Arguments about liability for the sale of “usable wastes” are as old as Superfund. The fact patterns involving the sale of usable wastes can be varied; however, the cases seem to be governed by the following simple but never explicitly stated rule: a party will be held liable if it sells a waste that cannot be used or won’t be used as delivered without first causing the release of a hazardous substance.
This unstated rule explains why parties selling spent solvents to recycling facilities have always been found to have arranged for disposal (the spent solvents can’t be used without distillation which causes waste).
The rule likewise explains the product formulation line of cases after Aceto (a party asking a formulator to make a product will be found liable where the party supplies the raw materials with knowledge that the product cannot be formulated without generating hazardous waste).
The rule also explains the Supreme Court’s decision in Burlington Northern. Shell Oil was found not to be an arranger because it had sold product that could be used without additional processing. Although there had been incidental leaks from the shipping containers, those leaks could be avoided and Shell sought to stop the leaks after learning of them.
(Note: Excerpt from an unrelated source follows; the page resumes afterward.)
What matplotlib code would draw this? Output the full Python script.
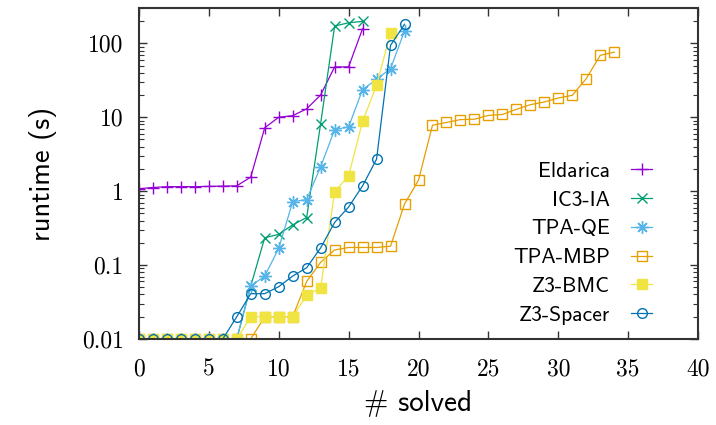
import numpy as np
import matplotlib
matplotlib.use('Agg')
import matplotlib.pyplot as plt

# データ (読み取り値)
eldarica = [1.08, 1.12, 1.15, 1.15, 1.15, 1.16, 1.17, 1.18, 1.55, 7.2, 10.0, 10.5,
            13.0, 20.0, 48.0, 48.0, 158.0]
ic3_ia = [0.01, 0.01, 0.01, 0.01, 0.01, 0.01, 0.01, 0.01, 0.052, 0.234, 0.26, 0.35,
          0.44, 8.2, 171.0, 190.0, 198.0]
tpa_qe = [0.01, 0.01, 0.01, 0.01, 0.01, 0.01, 0.01, 0.01, 0.052, 0.071, 0.168, 0.72,
          0.77, 2.13, 6.8, 7.4, 23.7, 32.6, 45.5, 147.0]
tpa_mbp = [0.01, 0.01, 0.01, 0.01, 0.01, 0.01, 0.01, 0.01, 0.01, 0.02, 0.02, 0.02,
           0.06, 0.109, 0.16, 0.173, 0.173, 0.173, 0.18, 0.67, 1.41, 7.8, 8.5, 9.3,
           9.4, 10.6, 10.9, 12.8, 14.8, 16.1, 18.2, 19.8, 33.3, 68.8, 76.0]
z3_bmc = [0.01, 0.01, 0.01, 0.01, 0.01, 0.01, 0.01, 0.01, 0.02, 0.02, 0.02, 0.02,
          0.039, 0.049, 0.98, 1.61, 8.8, 27.0, 138.0]
z3_spacer = [0.01, 0.01, 0.01, 0.01, 0.01, 0.01, 0.01, 0.020, 0.041, 0.041, 0.051,
             0.071, 0.092, 0.171, 0.377, 0.61, 1.18, 2.71, 94.0, 181.0]

series = [
    ('Eldarica', eldarica, '#9400d3', '+', dict(ms=9)),
    ('IC3-IA', ic3_ia, '#009e73', 'x', dict(ms=7)),
    ('TPA-QE', tpa_qe, '#56b4e9', (8, 2, 0), dict(ms=9)),
    ('TPA-MBP', tpa_mbp, '#e69f00', 's', dict(ms=7, mfc='none')),
    ('Z3-BMC', z3_bmc, '#f0e442', 's', dict(ms=7)),
    ('Z3-Spacer', z3_spacer, '#0072b2', 'o', dict(ms=7, mfc='none')),
]

plt.rcParams['axes.formatter.use_mathtext'] = True

fig = plt.figure(figsize=(7.16, 4.25), dpi=100)
ax = fig.add_axes([0.194, 0.2024, 0.781, 0.7786])

for name, vals, col, mk, kw in series:
    x = np.arange(len(vals))
    ax.plot(x, vals, color=col, marker=mk, lw=0.9, mew=1.0, label=name, **kw)

ax.set_yscale('log')
ax.set_xlim(0, 40)
ax.set_ylim(0.01, 300)
ax.set_xticks(range(0, 41, 5))
ax.set_yticks([0.01, 0.1, 1, 10, 100])
ax.set_yticklabels(['0.01', '0.1', '1', '10', '100'])
ax.set_xticklabels([str(v) for v in range(0, 41, 5)])

for lab in ax.get_xticklabels() + ax.get_yticklabels():
    lab.set_family('cmr10')
    lab.set_fontsize(17)

ax.tick_params(which='both', direction='in', top=True, right=True, color='#333333')
ax.tick_params(which='major', length=6, width=1.0)
ax.tick_params(axis='x', which='major', pad=14)
ax.tick_params(axis='y', which='major', pad=11)
ax.tick_params(which='minor', length=3.5, width=0.8)
for sp in ax.spines.values():
    sp.set_color('#333333')
    sp.set_linewidth(1.5)

ax.set_xlabel('# solved', family='cmss10', fontsize=21, labelpad=7)
ax.set_ylabel('runtime (s)', family='cmss10', fontsize=20.5, labelpad=18)

leg = ax.legend(loc='lower right', bbox_to_anchor=(0.952, -0.015), frameon=False,
                markerfirst=False, prop={'family': 'cmss10', 'size': 15.5},
                handlelength=0.95, labelspacing=0.45, handletextpad=1.0)
for t in leg.get_texts():
    t.set_ha('right')

fig.savefig('out.png', dpi=100)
The First Circuit offered yesterday the latest confirmation of the unstated rule in United States v. General Electric Company. There, GE sold scrap pyranol (which contains PCBs) for use as a plasticizer in paints but over time delivered ever increasing quantities of the scrap pyranol that had not been requested and was of a quality that was not fit for use as a plasticizer for paint. Consistent with the unstated rule, the court noted that GE would not have been liable as an arranger when it was actually selling the scrap pyranol but GE could be deemed an arranger when it knowingly delivered unusable product that had not been requested.